2.3 Die in Anspruch 1 des Hauptantrags angegebene Erfindung ist daher so vollständig und deutlich offenbart, dass ein Fachmann sie ausführen kann. Die Erfordernisse des Artikels 83 EPÜ sind erfüllt.

2.4 Die Prüfungsabteilung war ferner zu dem Schluss gekommen, dass Anspruch 1 des vormaligen Hauptantrags die Erfordernisse des Artikels 84 EPÜ nicht erfüllt.

2.4.1 Insbesondere war die Prüfungsabteilung der Meinung, dass der Begriff "vorzugsweise" in Anspruch 1 nicht deutlich ist. Der Begriff "vorzugsweise" kommt jedoch im Anspruch 1 des geänderten Hauptantrags nicht mehr vor. Unabhängig davon kann die Kammer nicht erkennen, warum ein Anspruch unklar sein sollte, nur weil ein Merkmal optional durch den Ausdruck "vorzugsweise" präzisiert ist. Der Ausdruck "vorzugsweise" ist hier nicht anders zu verstehen als der gebräuchliche Ausdruck "insbesondere".

2.4.2 Darüber hinaus war die Prüfungsabteilung der Auffassung, dass der Ausdruck "zur Versorgung der Treiberschaltung" in Anspruch 1 nicht ausschließe, dass die Batterie noch andere Teile außer der Treiberschaltung versorgen kann. Dieser Wortlaut sei zu breit und folglich der Anspruch 1 unklar.

Die Tatsache, dass die beanspruchte Batterie rein spekulativ noch weitere Schaltungsteile versorgen könnte, führt nach Auffassung der Kammer ebenfalls nicht dazu, dass der Ausdruck "zur Versorgung der Treiberschaltung" unklar ist. Anspruch 1 betrifft jedenfalls nur die Versorgung der Treiberschaltung. Spekulative weitere Versorgungen fallen nicht unter den Wortlaut des Anspruchs 1. Damit ist der Schutzbereich dieses Merkmals klar angegeben.

2.4.3 Laut Auffassung der Prüfungsabteilung sind auch die Ausdrücke "Batterieentladestrom", "erfasster Batterieentladestrom" sowie "Strom-Erfassungssignal" unklar.

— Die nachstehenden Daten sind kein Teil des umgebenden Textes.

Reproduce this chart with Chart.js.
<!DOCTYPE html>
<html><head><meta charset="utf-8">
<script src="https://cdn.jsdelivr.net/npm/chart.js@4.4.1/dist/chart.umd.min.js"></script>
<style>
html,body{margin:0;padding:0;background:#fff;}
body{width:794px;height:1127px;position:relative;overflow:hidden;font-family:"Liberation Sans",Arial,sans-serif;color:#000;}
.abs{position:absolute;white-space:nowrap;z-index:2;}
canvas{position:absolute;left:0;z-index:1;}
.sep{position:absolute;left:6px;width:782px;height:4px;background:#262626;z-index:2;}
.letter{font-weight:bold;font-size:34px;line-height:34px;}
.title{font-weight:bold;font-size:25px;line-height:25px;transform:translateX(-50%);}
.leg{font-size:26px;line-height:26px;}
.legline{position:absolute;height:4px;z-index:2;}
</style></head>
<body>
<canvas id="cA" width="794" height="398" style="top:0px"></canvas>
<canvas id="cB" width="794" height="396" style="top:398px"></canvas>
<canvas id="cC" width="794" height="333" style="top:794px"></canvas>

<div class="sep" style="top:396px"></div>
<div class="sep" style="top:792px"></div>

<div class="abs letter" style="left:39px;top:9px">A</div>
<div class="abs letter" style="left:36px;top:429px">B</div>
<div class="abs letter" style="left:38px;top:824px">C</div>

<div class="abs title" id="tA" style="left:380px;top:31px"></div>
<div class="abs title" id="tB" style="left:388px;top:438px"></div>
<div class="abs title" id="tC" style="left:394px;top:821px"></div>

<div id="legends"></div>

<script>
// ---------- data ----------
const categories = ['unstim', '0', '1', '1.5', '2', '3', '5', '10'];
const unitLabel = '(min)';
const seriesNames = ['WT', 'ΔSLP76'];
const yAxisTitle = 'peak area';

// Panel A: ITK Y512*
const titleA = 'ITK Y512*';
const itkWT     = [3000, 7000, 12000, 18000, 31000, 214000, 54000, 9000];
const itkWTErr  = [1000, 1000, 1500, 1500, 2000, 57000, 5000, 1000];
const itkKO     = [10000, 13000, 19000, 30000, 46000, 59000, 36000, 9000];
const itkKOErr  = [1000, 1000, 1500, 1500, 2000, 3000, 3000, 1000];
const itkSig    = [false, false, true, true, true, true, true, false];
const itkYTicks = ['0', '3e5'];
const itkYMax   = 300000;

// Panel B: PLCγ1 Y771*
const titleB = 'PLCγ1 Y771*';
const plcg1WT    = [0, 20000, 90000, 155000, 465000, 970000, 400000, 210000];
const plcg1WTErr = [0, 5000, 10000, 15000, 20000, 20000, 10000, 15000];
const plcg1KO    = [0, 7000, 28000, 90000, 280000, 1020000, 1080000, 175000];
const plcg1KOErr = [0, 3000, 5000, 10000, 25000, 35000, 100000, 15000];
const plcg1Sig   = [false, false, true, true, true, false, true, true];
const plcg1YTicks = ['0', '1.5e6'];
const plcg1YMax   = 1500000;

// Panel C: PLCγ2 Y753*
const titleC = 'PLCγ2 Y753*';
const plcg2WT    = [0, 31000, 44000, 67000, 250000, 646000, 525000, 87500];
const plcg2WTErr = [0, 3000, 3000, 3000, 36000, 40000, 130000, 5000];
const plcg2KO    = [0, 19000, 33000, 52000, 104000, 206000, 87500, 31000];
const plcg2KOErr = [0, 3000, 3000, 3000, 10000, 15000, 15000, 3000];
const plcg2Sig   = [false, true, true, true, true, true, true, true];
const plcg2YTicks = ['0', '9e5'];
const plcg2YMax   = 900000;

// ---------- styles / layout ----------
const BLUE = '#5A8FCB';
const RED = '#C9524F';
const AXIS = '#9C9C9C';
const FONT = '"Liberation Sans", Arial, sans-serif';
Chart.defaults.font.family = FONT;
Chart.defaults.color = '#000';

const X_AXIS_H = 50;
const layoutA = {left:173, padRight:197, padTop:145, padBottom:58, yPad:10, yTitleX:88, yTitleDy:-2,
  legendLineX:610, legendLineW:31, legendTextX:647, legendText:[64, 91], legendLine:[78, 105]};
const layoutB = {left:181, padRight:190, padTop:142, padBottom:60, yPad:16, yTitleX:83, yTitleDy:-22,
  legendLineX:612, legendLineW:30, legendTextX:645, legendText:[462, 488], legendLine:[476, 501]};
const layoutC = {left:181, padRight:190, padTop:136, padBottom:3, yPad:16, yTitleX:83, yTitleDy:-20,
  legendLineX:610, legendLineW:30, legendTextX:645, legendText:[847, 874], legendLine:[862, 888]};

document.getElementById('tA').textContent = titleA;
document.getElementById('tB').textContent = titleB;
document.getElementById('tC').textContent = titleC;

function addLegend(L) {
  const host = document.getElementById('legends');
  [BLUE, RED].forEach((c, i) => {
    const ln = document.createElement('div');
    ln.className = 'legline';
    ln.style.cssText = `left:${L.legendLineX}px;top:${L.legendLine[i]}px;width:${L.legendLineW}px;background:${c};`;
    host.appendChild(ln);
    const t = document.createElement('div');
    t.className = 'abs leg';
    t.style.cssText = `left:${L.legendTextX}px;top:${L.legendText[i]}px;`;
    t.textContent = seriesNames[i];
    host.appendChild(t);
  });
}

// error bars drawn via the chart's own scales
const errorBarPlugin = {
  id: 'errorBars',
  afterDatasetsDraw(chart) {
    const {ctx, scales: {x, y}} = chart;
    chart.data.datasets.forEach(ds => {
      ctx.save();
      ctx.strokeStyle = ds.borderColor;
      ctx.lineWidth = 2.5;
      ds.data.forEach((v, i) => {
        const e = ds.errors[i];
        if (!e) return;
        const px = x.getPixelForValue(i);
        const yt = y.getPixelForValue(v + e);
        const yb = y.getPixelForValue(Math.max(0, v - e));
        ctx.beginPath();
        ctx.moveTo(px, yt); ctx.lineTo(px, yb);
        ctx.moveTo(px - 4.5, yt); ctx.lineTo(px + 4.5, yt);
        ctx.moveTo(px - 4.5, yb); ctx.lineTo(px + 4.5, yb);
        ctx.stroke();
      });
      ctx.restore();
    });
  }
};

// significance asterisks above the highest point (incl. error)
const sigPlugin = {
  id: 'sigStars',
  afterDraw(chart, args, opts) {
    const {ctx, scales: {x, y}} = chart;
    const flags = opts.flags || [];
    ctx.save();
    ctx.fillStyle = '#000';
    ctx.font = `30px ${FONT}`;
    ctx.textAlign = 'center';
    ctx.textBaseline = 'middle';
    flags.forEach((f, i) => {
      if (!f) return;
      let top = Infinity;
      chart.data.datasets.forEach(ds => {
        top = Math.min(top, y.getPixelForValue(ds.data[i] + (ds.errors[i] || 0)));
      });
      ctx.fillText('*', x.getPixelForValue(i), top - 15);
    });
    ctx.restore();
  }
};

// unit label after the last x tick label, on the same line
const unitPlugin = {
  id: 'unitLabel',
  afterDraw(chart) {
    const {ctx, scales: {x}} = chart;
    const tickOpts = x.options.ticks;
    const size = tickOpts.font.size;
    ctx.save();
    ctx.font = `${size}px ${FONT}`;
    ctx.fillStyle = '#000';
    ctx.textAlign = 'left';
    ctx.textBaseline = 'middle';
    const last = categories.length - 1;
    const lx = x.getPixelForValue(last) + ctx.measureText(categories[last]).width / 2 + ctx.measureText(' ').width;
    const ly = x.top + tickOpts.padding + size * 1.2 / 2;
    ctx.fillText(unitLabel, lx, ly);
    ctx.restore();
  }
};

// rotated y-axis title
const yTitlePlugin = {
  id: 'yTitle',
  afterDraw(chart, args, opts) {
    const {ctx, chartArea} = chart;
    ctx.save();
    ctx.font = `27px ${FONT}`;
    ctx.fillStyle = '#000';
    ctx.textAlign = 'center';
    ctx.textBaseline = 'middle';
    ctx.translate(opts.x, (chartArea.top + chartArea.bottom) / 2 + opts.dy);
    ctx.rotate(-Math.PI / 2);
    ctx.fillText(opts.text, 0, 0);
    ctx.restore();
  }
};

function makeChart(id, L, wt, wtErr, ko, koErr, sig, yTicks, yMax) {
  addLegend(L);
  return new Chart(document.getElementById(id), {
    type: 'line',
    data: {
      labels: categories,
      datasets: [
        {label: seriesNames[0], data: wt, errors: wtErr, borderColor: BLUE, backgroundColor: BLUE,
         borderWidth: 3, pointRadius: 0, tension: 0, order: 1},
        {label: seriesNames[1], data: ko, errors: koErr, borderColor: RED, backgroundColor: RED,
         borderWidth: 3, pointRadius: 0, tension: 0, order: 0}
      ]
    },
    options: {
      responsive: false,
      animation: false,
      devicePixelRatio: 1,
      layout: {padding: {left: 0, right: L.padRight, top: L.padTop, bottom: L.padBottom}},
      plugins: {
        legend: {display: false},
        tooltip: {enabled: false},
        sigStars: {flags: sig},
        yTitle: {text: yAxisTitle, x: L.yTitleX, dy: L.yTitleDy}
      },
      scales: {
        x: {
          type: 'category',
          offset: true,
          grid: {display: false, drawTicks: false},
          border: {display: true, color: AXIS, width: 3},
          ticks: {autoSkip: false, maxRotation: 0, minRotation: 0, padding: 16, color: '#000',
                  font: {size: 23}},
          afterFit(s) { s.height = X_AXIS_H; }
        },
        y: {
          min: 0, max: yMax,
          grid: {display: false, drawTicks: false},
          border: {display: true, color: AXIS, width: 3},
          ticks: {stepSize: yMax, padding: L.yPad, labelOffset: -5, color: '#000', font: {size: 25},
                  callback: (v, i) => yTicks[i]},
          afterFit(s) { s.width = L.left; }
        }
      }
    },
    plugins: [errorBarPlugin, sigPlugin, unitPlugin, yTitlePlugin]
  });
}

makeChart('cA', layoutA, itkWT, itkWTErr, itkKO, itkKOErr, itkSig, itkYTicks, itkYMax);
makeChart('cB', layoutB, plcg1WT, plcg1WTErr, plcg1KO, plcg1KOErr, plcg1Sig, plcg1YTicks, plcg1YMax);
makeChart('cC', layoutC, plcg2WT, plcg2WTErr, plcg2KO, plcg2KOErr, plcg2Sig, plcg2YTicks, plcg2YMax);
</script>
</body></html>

Ausweislich des Anspruchs 1 ist das Strom-Erfassungssignal ein "den Strom durch die LED wiedergebendes Signal". Unabhängig davon wird nach Anspruch 1 der Batterieentladestrom von der Steuereinheit gemessen. Damit sind jedenfalls die Ausdrücke "Strom-Erfassungssignal" und "Batterieentladestrom" deutlich als separate Signale definiert.

Weiterhin sieht Anspruch 1 vor, dass "zur Regelung des Batterieentladestroms der Strom durch die LED abhängig von dem erfassten Batterieentladestrom ... einstellbar ist". Das heißt, die Regelgröße ist der Batterie-entladestrom und die Stellgröße ist der Strom durch die LED. Somit setzt der Anspruch 1 eindeutig die Ausdrücke "Strom-Erfassungssignal" und "Batterieentladestrom" zueinander in Beziehung. Die Tatsache, dass für die beanspruchte Regelung der Batterieentladestrom erfasst, d.h. gemessen werden muss, ist nach Auffassung der Kammer eine Selbstverständlichkeit. Der erfasste Batterieentladestrom hat auch keine andere physikalische Einheit als der Batterieentladestrom, nämlich Ampere.

2.4.4 Anspruch 1 des Hauptantrags erfüllt daher die Erfordernisse des Artikels 84 EPÜ.

2.5 Insgesamt erfüllt der Anspruch 1 des geänderten Hauptantrags die Erfordernisse der Artikel 83 und 84 EPÜ. Für die unabhängigen Ansprüche 2, 4 und 5 sowie den abhängigen Anspruch 3 gilt dasselbe.

Die angefochtene Entscheidung ist daher aufzuheben.

Entscheidungsformel

Aus diesen Gründen wird entschieden:

1. Die angefochtene Entscheidung wird aufgehoben.

2. Die Angelegenheit wird zur weiteren Prüfung an die erste Instanz zurückverwiesen.